Pentecostés - B
Evangelio: Juan 20, 19-23.
La escena que leemos es sencilla y profunda. Tanto, que vale
la pena detenerse en cada una de las palabras, porque todas están cargadas de
significado.
Jesús se aparece a sus discípulos tras la muerte. Cerradas
las puertas, penetra en la casa donde están: un cuerpo resucitado posee
cualidades que no tiene un mortal. Jesús puede atravesar los muros, físicos y
mentales. Sus discípulos se agazapan tras sus miedos. Jesús derriba esa coraza
y disipa el temor.
Paz a vosotros. Paz que es sosiego, confianza,
bendición y fuente de futura alegría.
Cuando los discípulos ven sus manos y su costado, por las
marcas de las heridas, reconocen a su maestro y el miedo da paso a la alegría.
¡Está con ellos! Aún no salen de su asombro y Jesús repite: Paz a vosotros.
El primer paso es vencer el miedo. El segundo, reconocer al
Señor. Pero ahora Jesús los impulsa a dar otro paso. Durante su vida pública,
Jesús no dejó de hablar de su Padre del cielo y de sí mismo como enviado. El
Padre me envió, ahora yo os envío a vosotros.
Envío es una palabra clave en el evangelio de Juan. El
enviado lo es porque está en comunión con el que envía. Es su delegado, su
representante, el que goza de su confianza. Jesús es enviado por el Padre. Y
ahora, él enviará a sus discípulos. Ellos serán sus enviados, seguirán su
tarea, ocuparán su lugar. Como Jesús, sanarán cuerpos y almas, perdonarán
pecados y lo que hagan en la tierra dejará su huella en el cielo.

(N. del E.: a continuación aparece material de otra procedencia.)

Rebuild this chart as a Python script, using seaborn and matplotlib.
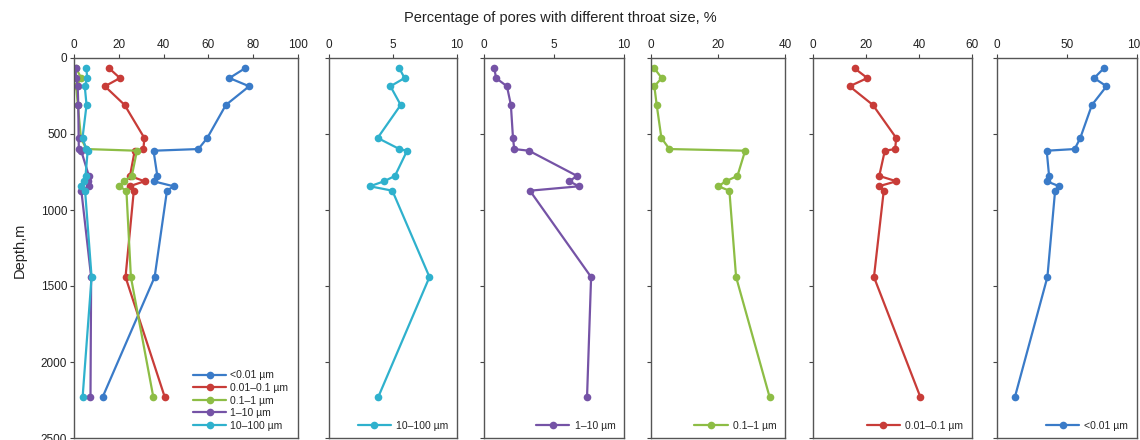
import matplotlib
matplotlib.use("Agg")
import matplotlib.pyplot as plt
import seaborn as sns
import pandas as pd

sns.set_style("white")
plt.rcParams["font.family"] = ["Liberation Sans", "DejaVu Sans"]

# Sample depths (m)
depth = [68, 132, 186, 309, 526, 599, 610, 776, 811, 844, 873, 1441, 2230]

# Share of pores (%) for each throat-size class
lt_001 = [76.3, 69.4, 78.2, 67.8, 59.5, 55.5, 35.5, 37.2, 35.5, 44.5, 41.5, 36.0, 12.8]
r001_01 = [15.7, 20.5, 13.8, 22.6, 31.4, 31.0, 27.1, 25.0, 31.5, 24.8, 26.7, 23.0, 40.5]
r01_1 = [1.0, 3.2, 1.0, 1.7, 3.1, 5.5, 28.1, 25.8, 22.3, 20.1, 23.4, 25.4, 35.4]
r1_10 = [0.74, 0.86, 1.64, 1.92, 2.07, 2.16, 3.21, 6.65, 6.08, 6.79, 3.28, 7.65, 7.36]
r10_100 = [5.5, 5.9, 4.8, 5.6, 3.8, 5.5, 6.1, 5.15, 4.3, 3.2, 4.95, 7.85, 3.85]

labels = ["<0.01 µm", "0.01–0.1 µm", "0.1–1 µm", "1–10 µm", "10–100 µm"]
series = [lt_001, r001_01, r01_1, r1_10, r10_100]
colors = ["#3a7bc8", "#c83c38", "#8dbd45", "#7553a6", "#2fb1cd"]

# Individual panels: (series index, x-limit, tick step)
panels = [(4, 10, 5), (3, 10, 5), (2, 40, 20), (1, 60, 20), (0, 100, 50)]

W, H = 1140, 440
fig = plt.figure(figsize=(W / 100, H / 100), dpi=100)

def add_ax(x0, x1, y0=58, y1=438):
    return fig.add_axes([x0 / W, 1 - y1 / H, (x1 - x0) / W, (y1 - y0) / H])

boxes = [(74, 298), (329, 457), (484, 624), (651, 785), (813, 972), (997, 1137)]
axes = [add_ax(*b) for b in boxes]

line_kw = dict(sort=False, estimator=None, marker="o", markersize=5.5,
               markeredgewidth=0, linewidth=1.6)

def style_axis(ax, xmax, step, show_ylabels):
    ax.set_xlim(0, xmax)
    ax.set_ylim(2500, 0)
    ax.set_xticks(range(0, xmax + 1, step))
    ax.set_yticks(range(0, 2501, 500))
    ax.xaxis.tick_top()
    ax.tick_params(axis="x", direction="out", length=3, width=0.8, colors="#444444",
                   labelcolor="#222222", labelsize=8.5, pad=2, top=True, bottom=False)
    ax.tick_params(axis="y", direction="out", length=3, width=0.8, colors="#444444",
                   labelcolor="#222222", labelsize=8.5, pad=2, left=True,
                   labelleft=show_ylabels)
    for s in ax.spines.values():
        s.set_color("#555555")
        s.set_linewidth(1.0)
    ax.set_xlabel("")
    ax.set_ylabel("")

# Combined panel with all five classes
ax0 = axes[0]
df = pd.DataFrame({
    "depth": depth * len(series),
    "value": sum(series, []),
    "class": sum([[lab] * len(depth) for lab in labels], []),
})
for lab, col in zip(labels, colors):
    sub = df[df["class"] == lab]
    sns.lineplot(data=sub, x="value", y="depth", color=col, label=lab, ax=ax0, **line_kw)
style_axis(ax0, 100, 20, True)
ax0.legend(loc="lower right", frameon=False, fontsize=7.5, handlelength=3.2,
           handletextpad=0.4, labelspacing=0.25, borderaxespad=0.3,
           bbox_to_anchor=(0.99, 0.0))

# One panel per class
for ax, (idx, xmax, step) in zip(axes[1:], panels):
    sns.lineplot(x=series[idx], y=depth, color=colors[idx], label=labels[idx], ax=ax, **line_kw)
    style_axis(ax, xmax, step, False)
    ax.legend(loc="lower right", frameon=False, fontsize=7.5, handlelength=3.2,
              handletextpad=0.5, borderaxespad=0.3, bbox_to_anchor=(0.99, 0.0))

fig.text(560 / W, 1 - 18 / H, "Percentage of pores with different throat size, %",
         ha="center", va="center", fontsize=10.5, color="#222222")
fig.text(20 / W, 1 - 250 / H, "Depth,m", ha="center", va="center", rotation=90,
         fontsize=10.5, color="#222222")

fig.savefig("out.png", dpi=100)
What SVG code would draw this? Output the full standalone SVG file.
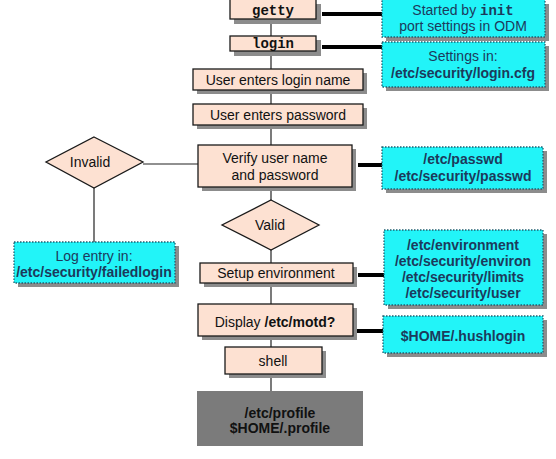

Pero nada de esto es posible sin antes recibir un don: el
Espíritu Santo. Dicen los teólogos que Jesús es el Enviado del Padre, y el
Espíritu Santo es el Enviado de Jesús. Él obrará en el mundo, pero
¿cómo lo hará, si es puro espíritu? Obrará por medio de manos humanas, ungidas
y bendecidas, enviadas por Jesús. Con el
Espíritu como viento impulsor, fuego ardiente de caridad, luz que orienta y
palabra que inspira, los discípulos podrán ir al mundo.
Paz a vosotros, nos dice Jesús hoy. También a
nosotros nos envía y nos unge con el Espíritu y con su paz. Una paz que surge
del amor puro e incesante que se profesan Padre e Hijo; una paz que brota del
sabernos inmensamente amados por Dios. En las tres personas trinitarias, Dios derrama
sobre nosotros su bondad: el Padre nos hace existir, el Hijo nos rescata y nos
llama; el Espíritu nos acompaña para continuar su labor. Somos pequeñas llamas
que vamos a incendiar el mundo de luz. Esta es la vocación de todo cristiano
que abra sus oídos y su corazón a la voz de Jesús.
2 comentarios:
Reflexion esplendida que nos llena de esperanza y alegria ante tanto amor
Preciosa reflexión, desde la experiencia de fe.